Tuberville was also condemned by Sen. Chuck Schumer (D-NY), who hammered the Republican senator for using an attack on Jews in Australia to justify prejudice against Muslims in the US.
"An outrageous, disgusting display of islamophobia from Sen. Tuberville," wrote Schumer. "The answer to despicable antisemitism is not despicable islamophobia. This type of rhetoric is beneath a United States senator—or any good citizen for that matter."
Sen. Chris Murphy (D-Conn.), meanwhile, described Tuberville's rant as "vile and un-American," and said that his "bigoted zealotry" against Muslims would have made America's founders "cringe."
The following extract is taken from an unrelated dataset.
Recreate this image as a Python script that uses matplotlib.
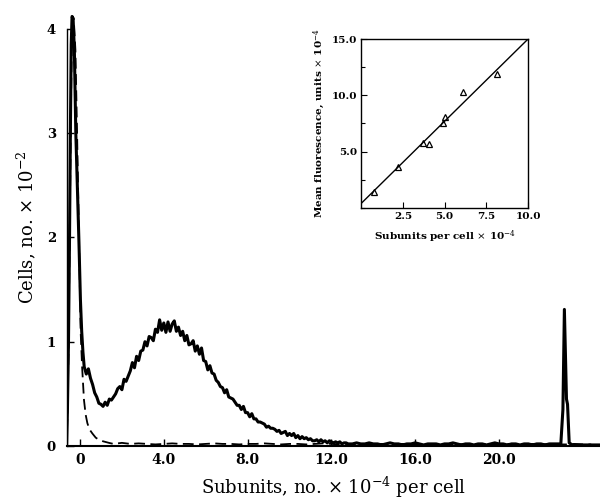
import numpy as np
import matplotlib
matplotlib.use("Agg")
from matplotlib import pyplot as plt
from matplotlib.ticker import MultipleLocator

plt.rcParams["font.family"] = ["DejaVu Serif"]
plt.rcParams["mathtext.fontset"] = "dejavuserif"

# --- main histogram: solid curve (labelled cells) ---
spike_x = [-0.64, -0.6, -0.55, -0.5, -0.46, -0.42, -0.38, -0.33, -0.27, -0.2, -0.12, -0.05, 0.02, 0.08, 0.14]
spike_y = [0.0, 0.35, 1.0, 2.0, 3.0, 3.85, 4.12, 4.1, 3.8, 3.0, 2.45, 1.95, 1.4, 1.1, 0.9]

hump_start, hump_step = 0.2, 0.1
hump_y = [
    0.76, 0.69, 0.74, 0.65, 0.59, 0.51, 0.47, 0.41, 0.40, 0.38,
    0.42, 0.39, 0.45, 0.44, 0.47, 0.50, 0.55, 0.57, 0.54, 0.64,
    0.62, 0.67, 0.72, 0.80, 0.75, 0.86, 0.82, 0.91, 0.92, 1.00,
    0.96, 1.05, 1.04, 1.01, 1.12, 1.09, 1.21, 1.11, 1.18, 1.09,
    1.19, 1.10, 1.17, 1.20, 1.10, 1.14, 1.06, 1.10, 1.01, 1.06,
    0.97, 0.98, 1.01, 0.91, 0.96, 0.88, 0.94, 0.82, 0.81, 0.73,
    0.77, 0.70, 0.69, 0.63, 0.61, 0.57, 0.56, 0.51, 0.54, 0.47,
    0.46, 0.45, 0.42, 0.39, 0.39, 0.35, 0.38, 0.32, 0.32, 0.28,
    0.31, 0.26, 0.26, 0.23, 0.23, 0.22, 0.21, 0.18, 0.19, 0.17,
    0.17, 0.16, 0.14, 0.15, 0.12, 0.13, 0.14, 0.10, 0.12, 0.10,
    0.12, 0.08, 0.10, 0.07, 0.09, 0.07, 0.08, 0.06, 0.07, 0.05,
    0.05, 0.06, 0.04, 0.06, 0.04, 0.05, 0.03, 0.05, 0.04, 0.03,
    0.04, 0.03, 0.04, 0.02, 0.03, 0.03, 0.02, 0.02,
]

tail_start, tail_step = 13.0, 0.2
tail_y = [
    0.02, 0.03, 0.02, 0.02, 0.03, 0.02, 0.02, 0.01, 0.02, 0.03,
    0.02, 0.02, 0.01, 0.02, 0.02, 0.03, 0.02, 0.01, 0.02, 0.02,
    0.02, 0.01, 0.02, 0.02, 0.03, 0.02, 0.01, 0.02, 0.02, 0.01,
    0.02, 0.02, 0.01, 0.02, 0.03, 0.02, 0.02, 0.01, 0.02, 0.02,
    0.01, 0.02, 0.02, 0.01, 0.02, 0.02, 0.01, 0.02, 0.02, 0.02,
]

bead_x = [22.95, 23.05, 23.12, 23.17, 23.22, 23.27, 23.35, 23.5, 23.8, 24.1, 24.4, 24.8]
bead_y = [0.02, 0.35, 1.31, 0.9, 0.45, 0.40, 0.03, 0.01, 0.01, 0.01, 0.01, 0.01]

# --- main histogram: dashed curve (control) ---
ctrl_x = [-0.64, -0.6, -0.55, -0.5, -0.45, -0.4, -0.35, -0.3, -0.22, -0.14, -0.05, 0.03,
          0.1, 0.19, 0.27, 0.35, 0.45, 0.59, 0.75, 0.9, 1.1, 1.38]
ctrl_y = [0.0, 0.3, 0.9, 1.9, 2.9, 3.8, 4.12, 4.1, 3.8, 3.0, 2.0, 1.1,
          0.76, 0.44, 0.30, 0.22, 0.16, 0.12, 0.08, 0.06, 0.045, 0.03]
ctrl_tail_start, ctrl_tail_step = 1.6, 0.4
ctrl_tail_y = [
    0.02, 0.03, 0.02, 0.025, 0.02, 0.015, 0.02, 0.025, 0.02, 0.02,
    0.015, 0.02, 0.025, 0.02, 0.02, 0.015, 0.02, 0.02, 0.025, 0.02,
    0.015, 0.02, 0.02, 0.015, 0.02, 0.025, 0.02, 0.015, 0.02, 0.02,
    0.015, 0.02, 0.02, 0.015, 0.02, 0.02, 0.015, 0.02, 0.02, 0.015,
    0.02, 0.015, 0.02, 0.02, 0.015, 0.02, 0.015, 0.02, 0.02, 0.015,
    0.02, 0.015, 0.02, 0.015, 0.015, 0.02, 0.015, 0.015,
]

# --- inset: calibration ---
cal_subunits = [0.74, 2.23, 3.73, 4.05, 4.93, 5.05, 6.1, 8.14]
cal_fluor = [1.39, 3.6, 5.78, 5.66, 7.55, 8.08, 10.27, 11.86]
fit_x = [0.0, 10.0]
fit_y = [0.4, 15.0]

hump_x = hump_start + hump_step * np.arange(len(hump_y))
tail_x = tail_start + tail_step * np.arange(len(tail_y))
ctrl_tail_x = ctrl_tail_start + ctrl_tail_step * np.arange(len(ctrl_tail_y))

solid_x = np.concatenate([spike_x, hump_x, tail_x, bead_x])
solid_y = np.concatenate([spike_y, hump_y, tail_y, bead_y])
dash_x = np.concatenate([ctrl_x, ctrl_tail_x])
dash_y = np.concatenate([ctrl_y, ctrl_tail_y])

fig = plt.figure(figsize=(6, 5.01), dpi=100)
ax = fig.add_axes([0.1117, 0.1098, 0.8883, 0.874])
ax.plot(dash_x, dash_y, color="black", lw=1.3, ls=(0, (6, 3)))
ax.plot(solid_x, solid_y, color="black", lw=2.2, solid_joinstyle="round")

ax.set_xlim(-0.62, 24.82)
ax.set_ylim(0, 4.2)
ax.spines["top"].set_visible(False)
ax.spines["right"].set_visible(False)
ax.spines["left"].set_bounds(0, 4)
ax.spines["left"].set_linewidth(1.0)
ax.spines["bottom"].set_linewidth(1.5)

ax.set_xticks([0, 4, 8, 12, 16, 20])
ax.set_xticklabels(["0", "4.0", "8.0", "12.0", "16.0", "20.0"])
ax.set_yticks([0, 1, 2, 3, 4])
ax.tick_params(axis="both", direction="in", length=5, width=1, color="black")
ax.tick_params(axis="x", labelsize=10, pad=5)
ax.tick_params(axis="y", labelsize=9.5, pad=8)
for lab in ax.get_yticklabels():
    lab.set_fontweight("bold")
for lab in ax.get_xticklabels():
    lab.set_fontweight("semibold")

ax.set_xlabel(r"Subunits, no. $\times$ 10$^{-4}$ per cell", fontsize=13, labelpad=6)
ax.set_ylabel(r"Cells, no. $\times$ 10$^{-2}$", fontsize=13, labelpad=6)

# inset
ins = fig.add_axes([0.602, 0.585, 0.278, 0.337])
ins.plot(fit_x, fit_y, color="black", lw=1.0)
ins.plot(cal_subunits, cal_fluor, ls="none", marker="^", ms=4.5,
         mfc="none", mec="black", mew=0.9)
ins.set_xlim(0, 10)
ins.set_ylim(0, 15)
ins.set_xticks([2.5, 5.0, 7.5, 10.0])
ins.set_xticklabels(["2.5", "5.0", "7.5", "10.0"])
ins.set_yticks([5.0, 10.0, 15.0])
ins.set_yticklabels(["5.0", "10.0", "15.0"])
ins.yaxis.set_minor_locator(MultipleLocator(2.5))
ins.tick_params(which="both", direction="in", width=0.8)
ins.tick_params(which="major", length=4, labelsize=7.5, pad=3)
ins.tick_params(which="minor", length=3)
for lab in ins.get_xticklabels() + ins.get_yticklabels():
    lab.set_fontweight("bold")
for sp in ins.spines.values():
    sp.set_linewidth(1.0)
ins.set_xlabel(r"Subunits per cell $\times$ 10$^{-4}$", fontsize=7.5,
               fontweight="bold", labelpad=5)
ins.set_ylabel(r"Mean fluorescence, units $\times$ 10$^{-4}$", fontsize=7.5,
               fontweight="bold", labelpad=3)

fig.savefig("out.png", dpi=100)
Aaron Reichlin-Melnick, a senior fellow at the American Immigration Council, said Tuberville's rhetoric was completely at odds with the US Constitution.
"This is a senator calling for religious purges in the United States," he wrote. "A country whose earliest colonists came fleeing religious persecution and whose Founders thought that protecting against state interference with religion was so important it was put into the First Amendment."
Dylan Williams, vice president for government affairs at the Center for International Policy, noted that Tuberville was far from alone in expressing open bigotry toward Muslims, as US Rep. Randy Fine (R-Fla.) and New York City Councilwoman Vickie Paladino had also made vicious anti-Muslim statements in recent days.
"A congressman says mainstream Muslims should be 'destroyed,'" he wrote. "A senator says Islam is not a religion and Muslims should be sent 'home.' A NYC councilwoman calls for the 'expulsion' and 'denaturalization' of Muslims. Fascist anti-Muslim bigotry is now explicit Republican policy."
Williams also said Tuberville was "unfit for public office and should face censure and removal."
Fred Wellman, a Democratic candidate for US congress in Missouri, countered Tuberville with just two sentences: "Islam is a religion. Tommy Tuberville is an unrepentant racist."